Uganda
Category: Social Housing & Community Living Year: 2023 Architects: Echale International Lead Architect: Julie McBride Design Team: Gretel Uribe, Marc Thorpe, and Juuko Kalinge Client: Echale Uganda Contractor: Echale International Photographer: Julie McBride
Echale is a housing development enterprise that has built and sold more than 50,000 durable, appealing, and sustainable single-family homes to low-income people in Mexico for 25 years. They are now transferring Echale’s know-how and ecoblock technology to developers in Africa to address the 50-million-unit shortage that will continue to grow if left unchecked. We are starting in Uganda where the current housing supply shortage is 2.1 million units.
In Uganda they are targeting underserved lower middle-class workers earning 250-350 USD per month, who are stuck in a cycle of paying half their earnings on rent for a substandard and overcrowded apartment in Kampala; and who cannot afford the average 40,000 USD price of a house that meets their requirements. Echale offers an opportunity to own a durable and environmentally sustainable single-family home that meets their requirements at 20,000 USD.
The design team for the Uganda house includes three architects: one from the Echale Mexico design team who has experience designing low-income housing with eco-blocks (Echale’s low-carbon compressed earth blocks), Gretel Uribe; an award-winning American architect, Marc Thorpe, to provide a modern design aesthetic; and a Ugandan architect, Jjuuko Kalinge, to provide contextual inputs needed to ensure product/market fit in Uganda.
The Uganda house was designed to meet the geographic, size, and aesthetic requirements of our target audience while keeping the build cost below 12,000 USD and the carbon footprint minimal. The primary construction materials are eco-blocks and other locally sourced materials that minimize costs and carbon footprint.

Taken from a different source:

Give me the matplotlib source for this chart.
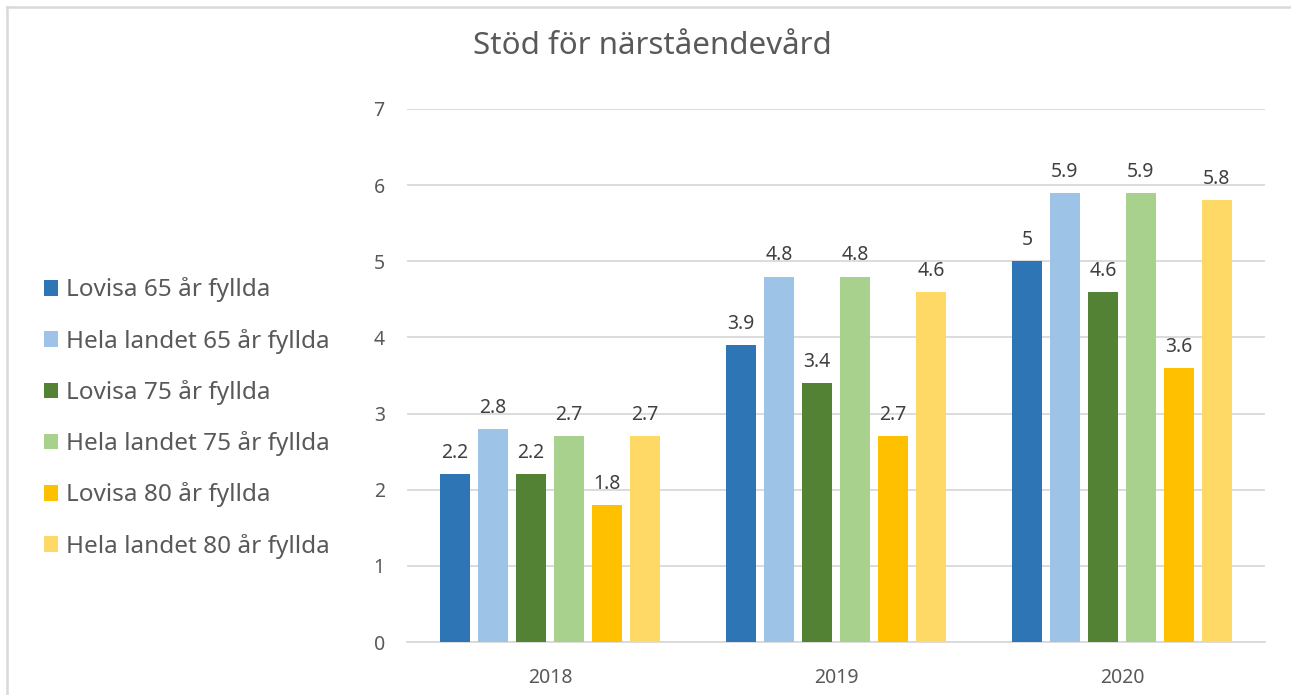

The 65 square meter houses will be built on plots of land that accommodate 20-100 houses and include shared spaces for community gardens and gathering spaces. Echale believes in the power of good design to create safe, healthy, and beautiful communities that enable more people to build equity in an asset that breaks the cycle of generational poverty. They plan to break ground with this project in July of 2023 and are seeking 350,000 USD to help them go faster so they can achieve their goal of 20,000 houses in sub-Saharan Africa in ten years.